A Short & Concrete Defense of the Legal Risk Rationale behind the Paris Exit

A significant consideration in President Trump’s pullout from the Paris climate agreement was the legal risk of staying in. As reported by Politico a month ago:

Advocates for withdrawing the U.S. from the pact argue that its terms could somehow interfere with Trump’s plans to roll back the Obama administration’s domestic climate regulations — even though State Department lawyers strongly argue that’s not the case.

The Politico reporters behind this article clearly question the legal argument advanced by pullout proponents. First, the journalists use the modifier “somehow” to intimate incredulity. Then they report that State Department lawyers strongly argue otherwise. (Nota Bene: These journos’ framing is perhaps explained by the famous video from the media room of the 21st Conference of the Parties to the United Nations Framework Convention on Climate Change when it was announced that an agreement had been reached. The scene is one of rapture; it was like a World Series victory locker room celebration sans champagne. ]

The purpose of this post is to briefly explain in a concrete manner the legal risks that justified Trump’s exit from the Paris agreement.

For starters, I should note that I don’t think the agreement is binding. No activist attorney general or zealous environmental group would win on a claim alleging that the agreement, per se, imposed a non-discretionary responsibility to act. However, this doesn’t mean that there is no legal risk attendant to remaining.

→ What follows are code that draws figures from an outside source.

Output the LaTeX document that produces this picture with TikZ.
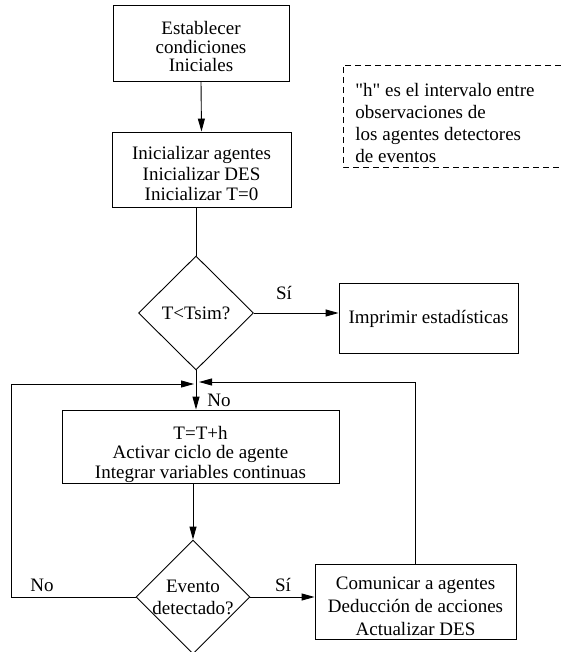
\documentclass[tikz,border=0pt]{standalone}
\usepackage{fontspec}
\setmainfont{Liberation Serif}[Ligatures=TeXOff]
\usetikzlibrary{shapes.geometric,arrows.meta}
\newcommand{\fs}[1]{\fontsize{19pt}{#1}\selectfont}
\begin{document}
\begin{tikzpicture}[x=1pt,y=-1pt,
  line width=0.9pt,
  every node/.style={font=\fs{21pt}},
  box/.style={draw,rectangle,inner sep=0pt},
  txt/.style={inner sep=0pt,align=center},
  decision/.style={draw,diamond,aspect=1,inner sep=0pt},
  arr/.style={-{Triangle[length=13pt,width=7pt]}},
  lbl/.style={inner sep=0pt}]
\useasboundingbox (0,0) rectangle (560,652);

% process boxes
\node[box,minimum width=176pt,minimum height=76pt] (b1) at (201,43) {};
\node[txt,font=\fs{18.5pt}] (b1t) at (201,47) {Establecer\\condiciones\\Iniciales};
\node[box,minimum width=179pt,minimum height=75pt] (b2) at (201.5,169.5) {};
\node[txt,font=\fs{20.5pt}] (b2t) at (201.5,174) {Inicializar agentes\\Inicializar DES\\Inicializar T=0};
\node[box,minimum width=179pt,minimum height=70pt] (imp) at (428.5,318) {};
\node[txt] (impt) at (428.5,319) {Imprimir estadísticas};
\node[box,minimum width=277pt,minimum height=73pt] (b3) at (200.5,446.5) {};
\node[txt,font=\fs{19.5pt}] (b3t) at (200.5,454) {T=T+h\\Activar ciclo de agente\\Integrar variables continuas};
\node[box,minimum width=201pt,minimum height=75pt] (com) at (415.5,601.5) {};
\node[txt,font=\fs{23pt}] (comt) at (415.5,606) {Comunicar a agentes\\Deducción de acciones\\Actualizar DES};

% decisions
\node[decision,minimum width=115pt,minimum height=114pt] (d1) at (196,313) {};
\node[lbl] (d1t) at (d1) {T<Tsim?};
\node[decision,minimum width=114pt,minimum height=114pt] (d2) at (193,597) {};
\node[txt,font=\fs{22pt}] (d2t) at (193,597) {Evento\\detectado?};

% note
\draw[dashed,dash pattern=on 6pt off 4pt] (561,65) -- (343,65) -- (343,167) -- (561,167);
\node[lbl,anchor=west,align=left,font=\fs{22pt}] (note) at (355,123)
  {"h" es el intervalo entre\\observaciones de\\los agentes detectores\\de eventos};

% junction where the loops meet
\coordinate (m) at (196,383);
\coordinate (lx) at (11,0);

% connectors
\draw[arr] (b1.south) -- (b2.north);
\draw (b2.south -| d1.north) -- (d1.north);
\draw[arr] (d1.east) -- (d1.east -| imp.west);
\draw[arr] (d1.south) -- (b3.north -| d1.south);
\draw[arr] (b3.south -| d2.north) -- (d2.north);
\draw[arr] (d2.east) -- (d2.east -| com.west);
\draw[arr] (d2.west) -- (d2.west -| lx) |- ([xshift=-2pt,yshift=-1pt]m);
\draw[arr] (com.north) |- ([xshift=3pt,yshift=1pt]m);

% branch labels
\node[lbl] (s1) at (284,293) {Sí};
\node[lbl] (n1) at (219,400) {No};
\node[lbl] (n2) at (42,585) {No};
\node[lbl] (s2) at (283,585) {Sí};
\end{tikzpicture}
\end{document}
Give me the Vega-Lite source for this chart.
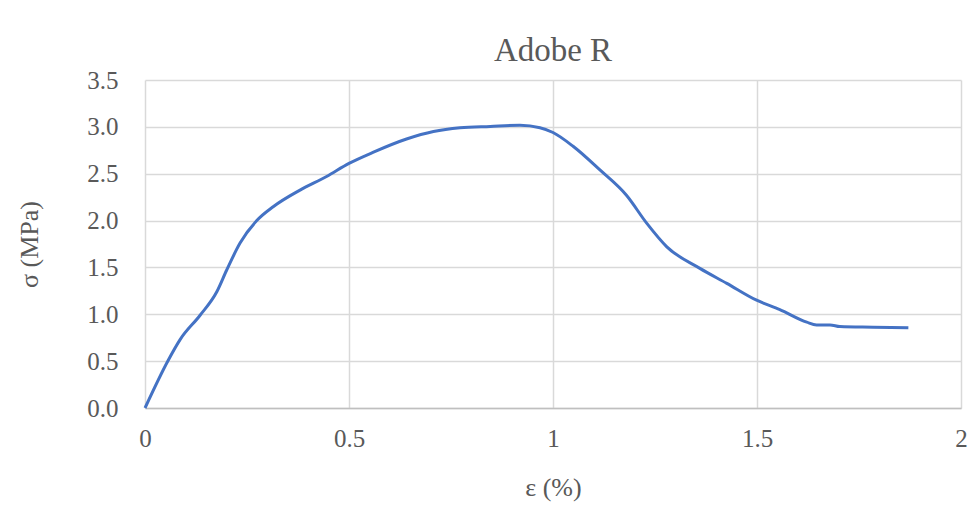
{
  "$schema": "https://vega.github.io/schema/vega-lite/v6.json",
  "width": 816,
  "height": 328,
  "autosize": {"type": "none"},
  "padding": {"left": 145, "top": 80, "right": 16, "bottom": 110},
  "background": "white",
  "title": {
    "text": "Adobe R",
    "font": "Liberation Serif",
    "fontSize": 33,
    "fontWeight": "normal",
    "color": "#595959",
    "anchor": "middle",
    "frame": "group",
    "baseline": "bottom",
    "offset": -33
  },
  "config": {
    "view": {"stroke": null},
    "axis": {
      "gridColor": "#d9d9d9",
      "gridWidth": 1.5,
      "ticks": false,
      "labelFlush": false
    }
  },
  "data": {
    "values": [
      {"strain": 0.0, "stress": 0.0},
      {"strain": 0.057, "stress": 0.51},
      {"strain": 0.086, "stress": 0.73},
      {"strain": 0.135, "stress": 0.99},
      {"strain": 0.176, "stress": 1.24},
      {"strain": 0.2, "stress": 1.47},
      {"strain": 0.233, "stress": 1.76},
      {"strain": 0.274, "stress": 2.0},
      {"strain": 0.315, "stress": 2.15},
      {"strain": 0.38, "stress": 2.325},
      {"strain": 0.445, "stress": 2.47},
      {"strain": 0.5, "stress": 2.61},
      {"strain": 0.56, "stress": 2.73},
      {"strain": 0.641, "stress": 2.87},
      {"strain": 0.707, "stress": 2.95},
      {"strain": 0.772, "stress": 2.99},
      {"strain": 0.846, "stress": 3.005},
      {"strain": 0.919, "stress": 3.017},
      {"strain": 0.968, "stress": 2.99},
      {"strain": 1.0, "stress": 2.94},
      {"strain": 1.05, "stress": 2.79},
      {"strain": 1.115, "stress": 2.54},
      {"strain": 1.18, "stress": 2.27},
      {"strain": 1.23, "stress": 1.97},
      {"strain": 1.279, "stress": 1.72},
      {"strain": 1.36, "stress": 1.49},
      {"strain": 1.426, "stress": 1.33},
      {"strain": 1.499, "stress": 1.15},
      {"strain": 1.556, "stress": 1.05},
      {"strain": 1.622, "stress": 0.916},
      {"strain": 1.646, "stress": 0.887},
      {"strain": 1.679, "stress": 0.887},
      {"strain": 1.703, "stress": 0.869},
      {"strain": 1.785, "stress": 0.862},
      {"strain": 1.871, "stress": 0.855}
    ]
  },
  "mark": {"type": "line", "color": "#4472C4", "strokeWidth": 3, "interpolate": "monotone"},
  "encoding": {
    "x": {
      "field": "strain",
      "type": "quantitative",
      "title": "ε (%)",
      "scale": {"domain": [0, 2], "nice": false},
      "axis": {
        "values": [0, 0.5, 1, 1.5, 2],
        "labelExpr": "datum.value == 0 ? '0' : datum.value == 1 ? '1' : datum.value == 2 ? '2' : format(datum.value, '.1f')",
        "labelFont": "Liberation Serif",
        "titleFont": "Liberation Serif",
        "labelColor": "#595959",
        "titleColor": "#595959",
        "labelFontSize": 25,
        "titleFontSize": 26,
        "titleFontWeight": "normal",
        "domain": true,
        "domainColor": "#bfbfbf",
        "domainWidth": 1.5,
        "labelPadding": 18,
        "titlePadding": 23
      }
    },
    "y": {
      "field": "stress",
      "type": "quantitative",
      "title": "σ (MPa)",
      "scale": {"domain": [0, 3.5], "nice": false},
      "axis": {
        "values": [0, 0.5, 1, 1.5, 2, 2.5, 3, 3.5],
        "format": ".1f",
        "labelFont": "Liberation Serif",
        "titleFont": "Liberation Serif",
        "labelColor": "#595959",
        "titleColor": "#595959",
        "labelFontSize": 25,
        "titleFontSize": 26,
        "titleFontWeight": "normal",
        "domain": false,
        "labelPadding": 27,
        "titlePadding": 44
      }
    }
  }
}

Indeed, the Paris climate agreement already has been used to defend a major climate regulation. During the Obama administration, the Environmental Protection Agency’s marquee climate rule was the Clean Power Plan (CPP). Upon that rule’s promulgation, many states, businesses, and non-profits sued to pause (or “stay”) the rule while litigation made its way through the federal courts. In opposition to this request, Obama-era UN climate envoy Todd Stern filed before the U.S. Court of Appeals for the D.C. Circuit a declaration of support on behalf the EPA. As my colleague Marlo Lewis reported,

Stern argues that because the CPP constitutes the biggest piece of the U.S. emission-reduction pledge (Intended Nationally Determined Contribution, or INDC) in the ongoing climate treaty negotiations in Paris, granting the stay could undermine U.S. climate leadership and, thus, other countries’ climate “ambitions.” Putting the CPP on ice could weaken the trust relationships on which the last best hope of earth allegedly depends.

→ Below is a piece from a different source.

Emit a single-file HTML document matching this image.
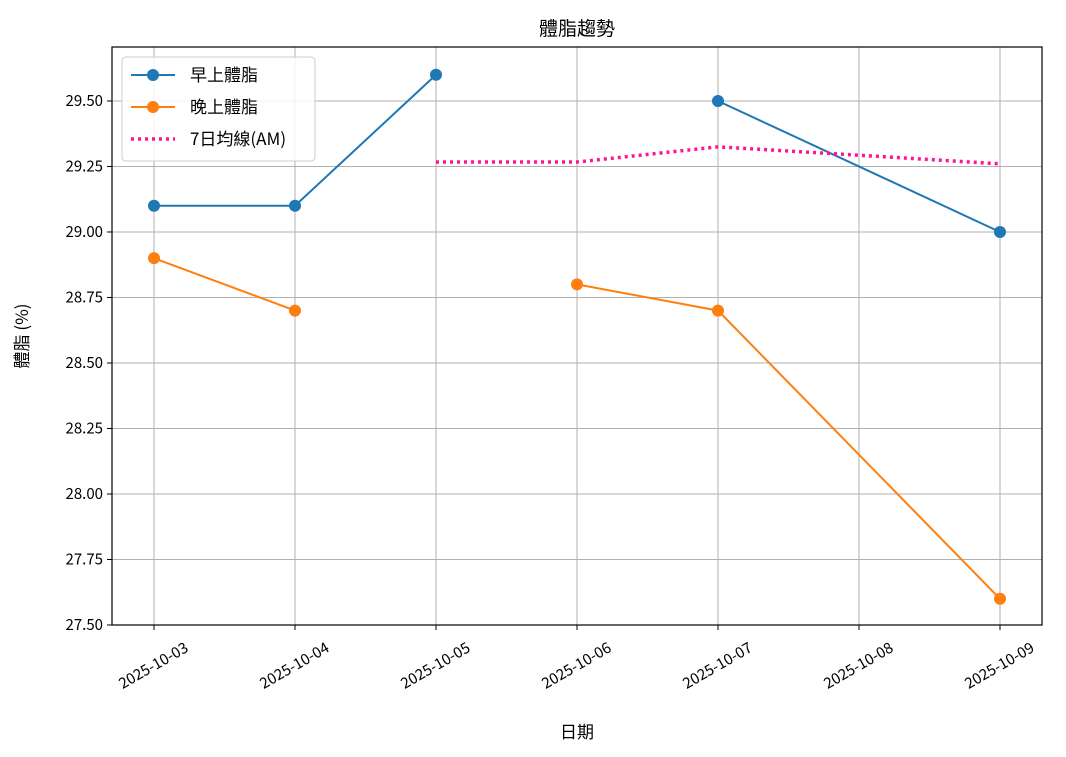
<!DOCTYPE html>
<html><head><meta charset="utf-8">
<style>
body{margin:0;background:#fff;}
svg{display:block;font-family:"Noto Sans CJK TC","Liberation Sans",sans-serif;}
</style></head>
<body>
<svg id="chart" width="1066" height="757" viewBox="0 0 1066 757" xmlns="http://www.w3.org/2000/svg"></svg>
<script>
const dates = ["2025-10-03","2025-10-04","2025-10-05","2025-10-06","2025-10-07","2025-10-08","2025-10-09"];
const amDates = ["2025-10-03","2025-10-04","2025-10-05","2025-10-06","2025-10-07","2025-10-09"];
const amValues = [29.1,29.1,29.6,null,29.5,29.0];
const pmDates = ["2025-10-03","2025-10-04","2025-10-05","2025-10-06","2025-10-07","2025-10-09"];
const pmValues = [28.9,28.7,null,28.8,28.7,27.6];
const maDates = ["2025-10-05","2025-10-06","2025-10-07","2025-10-08","2025-10-09"];
const maValues = [29.267,29.267,29.325,29.293,29.26];
const yTicks = [27.5,27.75,28.0,28.25,28.5,28.75,29.0,29.25,29.5];

const L=112,R=1042,T=47,B=625;
const yMin=27.5,yMax=29.706;
const x0=154,xStep=141;
function xs(d){return x0+dates.indexOf(d)*xStep;}
function ys(v){return B-(v-yMin)/(yMax-yMin)*(B-T);}
const svg=document.getElementById('chart');
const NS="http://www.w3.org/2000/svg";
function el(tag,attrs,parent){const e=document.createElementNS(NS,tag);for(const k in attrs)e.setAttribute(k,attrs[k]);(parent||svg).appendChild(e);return e;}

const grid=el('g',{});


dates.forEach(d=>{el('line',{x1:xs(d),x2:xs(d),y1:T,y2:B,stroke:'#b0b0b0','stroke-width':1},grid);});
yTicks.forEach(v=>{el('line',{x1:L,x2:R,y1:ys(v),y2:ys(v),stroke:'#b0b0b0','stroke-width':1},grid);});

dates.forEach(d=>{
  el('line',{x1:xs(d),x2:xs(d),y1:B,y2:B+5,stroke:'#000'});
  const t=el('text',{x:0,y:0,'font-size':15,'text-anchor':'middle',transform:`translate(${xs(d)+2},${B+45}) rotate(-30)`});
  t.textContent=d;
  
  
});
yTicks.forEach(v=>{
  el('line',{x1:L-5,x2:L,y1:ys(v),y2:ys(v),stroke:'#000'});
  const t=el('text',{x:L-9,y:ys(v)+5,'font-size':15,'text-anchor':'end'});
  t.textContent=v.toFixed(2);
  
  
});

function series(ds,vs,color,name,markers,dash,w){
  const g=el('g',{});
  
  
  let seg=[];
  const segs=[];
  ds.forEach((d,i)=>{if(vs[i]===null){if(seg.length)segs.push(seg);seg=[];}else seg.push([xs(d),ys(vs[i])]);});
  if(seg.length)segs.push(seg);
  segs.forEach(s=>{if(s.length>1){const a={points:s.map(p=>p.join(',')).join(' '),fill:'none',stroke:color,'stroke-width':w};if(dash)a['stroke-dasharray']=dash;el('polyline',a,g);}});
  if(markers)ds.forEach((d,i)=>{if(vs[i]!==null){const c=el('circle',{cx:xs(d),cy:ys(vs[i]),r:6,fill:color},g);}});
}
series(amDates,amValues,'#1f77b4','am-series',true,null,2);
series(pmDates,pmValues,'#ff7f0e','pm-series',true,null,2);
series(maDates,maValues,'#ff1493','ma7-series',false,'3,4',3.5);

el('rect',{x:L,y:T,width:R-L,height:B-T,fill:'none',stroke:'#000','stroke-width':1.2});

let t=el('text',{x:(L+R)/2,y:35,'font-size':19,'text-anchor':'middle'});t.textContent='體脂趨勢';

t=el('text',{x:(L+R)/2,y:738,'font-size':17,'text-anchor':'middle'});t.textContent='日期';

t=el('text',{x:0,y:0,'font-size':17,'text-anchor':'middle',transform:`translate(28,${(T+B)/2}) rotate(-90)`});t.textContent='體脂 (%)';


const lg=el('g',{});


el('rect',{x:122,y:57,width:193,height:104,rx:4,fill:'#fff','fill-opacity':0.85,stroke:'#ccc'},lg);
const items=[['早上體脂','#1f77b4',true,null],['晚上體脂','#ff7f0e',true,null],['7日均線(AM)','#ff1493',false,'3,4']];
items.forEach((it,i)=>{
  const y=75+i*32;
  const a={x1:131,x2:175,y1:y,y2:y,stroke:it[1],'stroke-width':it[3]?3.5:2};
  if(it[3])a['stroke-dasharray']=it[3];
  el('line',a,lg);
  if(it[2])el('circle',{cx:153,cy:y,r:6,fill:it[1]},lg);
  const tx=el('text',{x:190,y:y+6,'font-size':17},lg);tx.textContent=it[0];
  
  
});
</script>
</body></html>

So the Paris agreement already has been an arrow in the quiver of legal arguments supporting the Clean Power Plan. Now, let’s explore how the agreement could have been used to muck up the Trump administration’s planned rollback of Obama-era climate rules, including the Clean Power Plan.

When Article III courts review Article II agency action—such as rolling back a climate rule promulgated by a predecessor administration—they employ an “arbitrary and capricious” standard. To be sure, this is a low bar. Basically, it’s a rule of reason. The agency will carry the day unless it acted unreasonably in the eyes of the court.

In terms of a tangible example, consider the Obama-era methane rules for natural gas that were paused last week by the Trump EPA. By the book, these rules were technically focused on leaks of volatile organic compounds; however, they were trumpeted by the Obama administration as global warming policy, because when you capture volatile organic compounds, you also capture escaped methane, which is a greenhouse gas.

Imagine that the Trump administration had stayed in Paris, and that a year from now the EPA jumped through all the administrative hoops necessary to rescind the aforementioned volatile organic compound/methane rule. Next, activist attorneys general and green groups sue in the D.C. Circuit Court. The petitioners make a number of arguments, but among them is the claim that (paraphrasing):

In addition, the EPA’s decision to rescind this rule is unreasonable because this rule is essential to meeting the historic Paris climate agreement, in which the Trump administration decided to remain. Moreover, the agency unreasonably failed to perform any assessment of how reversing this rule will influence the U.S.’s ability to meet its targets pursuant to the agreement. It is plainly arbitrary and capricious for the EPA to fail to perform such an analysis, given that the Obama-era EPA justified this rule in large part as being necessary to meet our commitment under the landmark Paris agreement.

Of course, I think this reasoning is wrong. Also, I don’t think the odds are favorable that any court would accept this reasoning. However, I also wouldn’t faint with shock if a court bought such reasoning. It’s plausible, IMO. Ergo, it’s a risk. More to the point, the above reasoning would have been used in litigation against each rollback of an Obama-era climate rule.